_Data block_
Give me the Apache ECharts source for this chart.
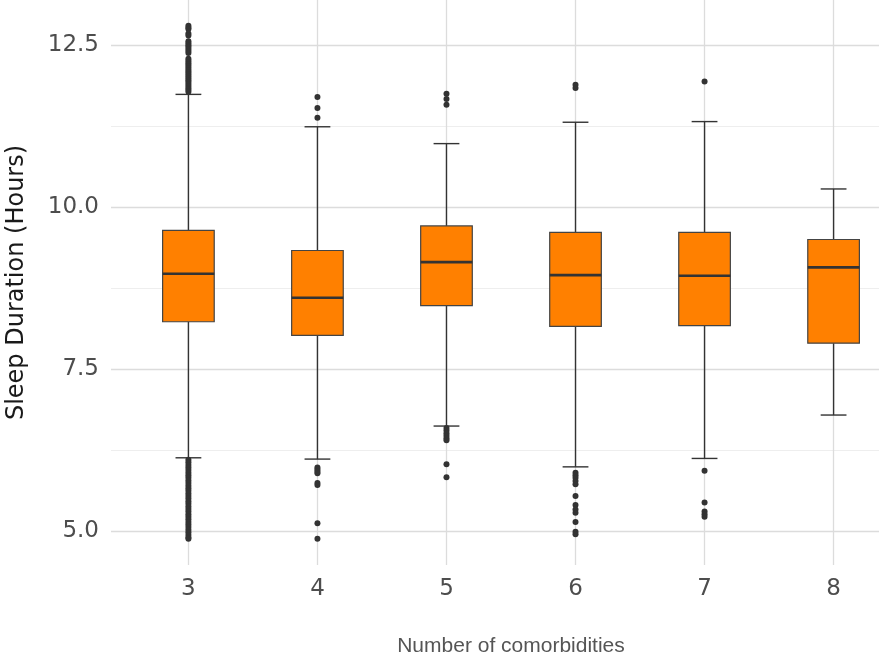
<!DOCTYPE html>
<html>
<head>
<meta charset="utf-8">
<script src="https://cdn.jsdelivr.net/npm/echarts@6/dist/echarts.min.js"></script>
<style>
html,body{margin:0;padding:0;background:#fff;}
#chart{width:879px;height:659px;}
</style>
</head>
<body>
<div id="chart"></div>
<script>
// ---- data ----
const categories = [3, 4, 5, 6, 7, 8];
const whiskerLow  = [6.13, 6.11, 6.62, 5.99, 6.12, 6.79];
const q1          = [8.23, 8.02, 8.48, 8.16, 8.17, 7.90];
const median      = [8.97, 8.60, 9.15, 8.95, 8.94, 9.07];
const q3          = [9.64, 9.33, 9.71, 9.61, 9.61, 9.50];
const whiskerHigh = [11.74, 11.24, 10.98, 11.31, 11.32, 10.28];

const outliers3 = [12.80, 12.77, 12.75, 12.68, 12.65, 12.56, 12.53, 12.50, 12.47, 12.44, 12.41, 12.38,
  12.29, 12.26, 12.23, 12.20, 12.17, 12.14, 12.11, 12.08, 12.05, 12.02, 11.99, 11.96, 11.93, 11.90,
  11.87, 11.84, 11.81, 11.78,
  6.10, 6.06, 6.02, 5.98, 5.94, 5.90, 5.86, 5.82, 5.78, 5.74, 5.70, 5.66, 5.62, 5.58, 5.54, 5.50,
  5.46, 5.42, 5.38, 5.34, 5.30, 5.26, 5.22, 5.18, 5.14, 5.10, 5.06, 5.02, 4.98, 4.94, 4.90, 4.88];
const outliers4 = [11.70, 11.53, 11.38, 5.98, 5.95, 5.92, 5.89, 5.74, 5.71, 5.12, 4.88];
const outliers5 = [11.75, 11.67, 11.58, 6.59, 6.55, 6.51, 6.47, 6.43, 6.40, 6.03, 5.83];
const outliers6 = [11.89, 11.84, 5.90, 5.86, 5.82, 5.77, 5.72, 5.54, 5.40, 5.33, 5.28, 5.14, 4.99, 4.95];
const outliers7 = [11.94, 5.93, 5.44, 5.30, 5.26, 5.22];
const outliers8 = [];

const yMajorTicks = [5, 7.5, 10, 12.5];
const yMinorTicks = [6.25, 8.75, 11.25];

// ---- build options ----
const boxData = categories.map((c, i) => [c, whiskerLow[i], q1[i], median[i], q3[i], whiskerHigh[i]]);
const outlierLists = [outliers3, outliers4, outliers5, outliers6, outliers7, outliers8];
const outlierData = [];
outlierLists.forEach((list, i) => list.forEach(v => outlierData.push([categories[i], v])));

const lineCol = '#333333';
const chart = echarts.init(document.getElementById('chart'), null, {renderer: 'canvas'});
const yRange = {min: 4.475, max: 13.197};

chart.setOption({
  backgroundColor: '#ffffff',
  animation: false,
  grid: {left: 111, top: 0, width: 800, height: 565, containLabel: false, outerBoundsMode: 'none'},
  xAxis: {
    type: 'value', min: 2.4, max: 8.6,
    axisLine: {show: false}, 
    axisTick: {show: false, customValues: categories},
    axisLabel: {customValues: categories, color: '#4d4d4d', fontFamily: 'DejaVu Sans', fontSize: 23, margin: 13,
      formatter: v => String(v)},
    splitLine: {show: true, lineStyle: {color: '#dcdcdc', width: 1.3}},
    name: 'Number of comorbidities', nameLocation: 'middle', nameGap: 71,
    nameTextStyle: {color: '#555555', fontFamily: 'Liberation Sans', fontSize: 21}
  },
  yAxis: [{
    type: 'value', min: yRange.min, max: yRange.max,
    axisLine: {show: false},
    axisTick: {show: false, customValues: yMajorTicks},
    axisLabel: {customValues: yMajorTicks, color: '#4d4d4d', fontFamily: 'DejaVu Sans', fontSize: 23, margin: 12,
      formatter: v => v.toFixed(1)},
    splitLine: {show: true, lineStyle: {color: '#dcdcdc', width: 1.3}},
    name: 'Sleep Duration (Hours)', nameLocation: 'middle', nameGap: 82,
    nameTextStyle: {color: '#1a1a1a', fontFamily: 'DejaVu Sans', fontSize: 24}
  }, {
    type: 'value', min: yRange.min, max: yRange.max, position: 'left',
    axisLine: {show: false},
    axisTick: {show: false, customValues: yMinorTicks},
    axisLabel: {show: false, customValues: yMinorTicks},
    splitLine: {show: true, lineStyle: {color: '#eeeeee', width: 1.1}}
  }],
  series: [{
    type: 'custom',
    data: boxData,
    encode: {x: 0, y: [1, 2, 3, 4, 5]},
    z: 3,
    renderItem: function (params, api) {
      const x = api.value(0);
      const pLo = api.coord([x, api.value(1)]);
      const pQ1 = api.coord([x, api.value(2)]);
      const pMed = api.coord([x, api.value(3)]);
      const pQ3 = api.coord([x, api.value(4)]);
      const pHi = api.coord([x, api.value(5)]);
      const bw = api.size([0.4, 0])[0];
      const cw = api.size([0.2, 0])[0];
      const cx = pMed[0];
      const ls = {stroke: lineCol, lineWidth: 1.4};
      return {
        type: 'group',
        children: [
          {type: 'line', shape: {x1: cx, y1: pHi[1], x2: cx, y2: pQ3[1]}, style: ls},
          {type: 'line', shape: {x1: cx, y1: pLo[1], x2: cx, y2: pQ1[1]}, style: ls},
          {type: 'line', shape: {x1: cx - cw / 2, y1: pHi[1], x2: cx + cw / 2, y2: pHi[1]}, style: ls},
          {type: 'line', shape: {x1: cx - cw / 2, y1: pLo[1], x2: cx + cw / 2, y2: pLo[1]}, style: ls},
          {type: 'rect', shape: {x: cx - bw / 2, y: pQ3[1], width: bw, height: pQ1[1] - pQ3[1]},
            style: {fill: '#ff8000', stroke: '#444444', lineWidth: 1.2}},
          {type: 'line', shape: {x1: cx - bw / 2, y1: pMed[1], x2: cx + bw / 2, y2: pMed[1]},
            style: {stroke: lineCol, lineWidth: 2.6}}
        ]
      };
    }
  }, {
    type: 'scatter',
    data: outlierData,
    symbol: 'circle',
    symbolSize: 6,
    z: 2,
    itemStyle: {color: '#333333', opacity: 1}
  }]
});
</script>
</body>
</html>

_What you should do_
Take the material above from its first line through the line holding "const yMinorTicks = [6.25, 8.75, 11.25];" and set it down exactly, without the pictures.

_The output_
Give me the Apache ECharts source for this chart.
<!DOCTYPE html>
<html>
<head>
<meta charset="utf-8">
<script src="https://cdn.jsdelivr.net/npm/echarts@6/dist/echarts.min.js"></script>
<style>
html,body{margin:0;padding:0;background:#fff;}
#chart{width:879px;height:659px;}
</style>
</head>
<body>
<div id="chart"></div>
<script>
// ---- data ----
const categories = [3, 4, 5, 6, 7, 8];
const whiskerLow  = [6.13, 6.11, 6.62, 5.99, 6.12, 6.79];
const q1          = [8.23, 8.02, 8.48, 8.16, 8.17, 7.90];
const median      = [8.97, 8.60, 9.15, 8.95, 8.94, 9.07];
const q3          = [9.64, 9.33, 9.71, 9.61, 9.61, 9.50];
const whiskerHigh = [11.74, 11.24, 10.98, 11.31, 11.32, 10.28];

const outliers3 = [12.80, 12.77, 12.75, 12.68, 12.65, 12.56, 12.53, 12.50, 12.47, 12.44, 12.41, 12.38,
  12.29, 12.26, 12.23, 12.20, 12.17, 12.14, 12.11, 12.08, 12.05, 12.02, 11.99, 11.96, 11.93, 11.90,
  11.87, 11.84, 11.81, 11.78,
  6.10, 6.06, 6.02, 5.98, 5.94, 5.90, 5.86, 5.82, 5.78, 5.74, 5.70, 5.66, 5.62, 5.58, 5.54, 5.50,
  5.46, 5.42, 5.38, 5.34, 5.30, 5.26, 5.22, 5.18, 5.14, 5.10, 5.06, 5.02, 4.98, 4.94, 4.90, 4.88];
const outliers4 = [11.70, 11.53, 11.38, 5.98, 5.95, 5.92, 5.89, 5.74, 5.71, 5.12, 4.88];
const outliers5 = [11.75, 11.67, 11.58, 6.59, 6.55, 6.51, 6.47, 6.43, 6.40, 6.03, 5.83];
const outliers6 = [11.89, 11.84, 5.90, 5.86, 5.82, 5.77, 5.72, 5.54, 5.40, 5.33, 5.28, 5.14, 4.99, 4.95];
const outliers7 = [11.94, 5.93, 5.44, 5.30, 5.26, 5.22];
const outliers8 = [];

const yMajorTicks = [5, 7.5, 10, 12.5];
const yMinorTicks = [6.25, 8.75, 11.25];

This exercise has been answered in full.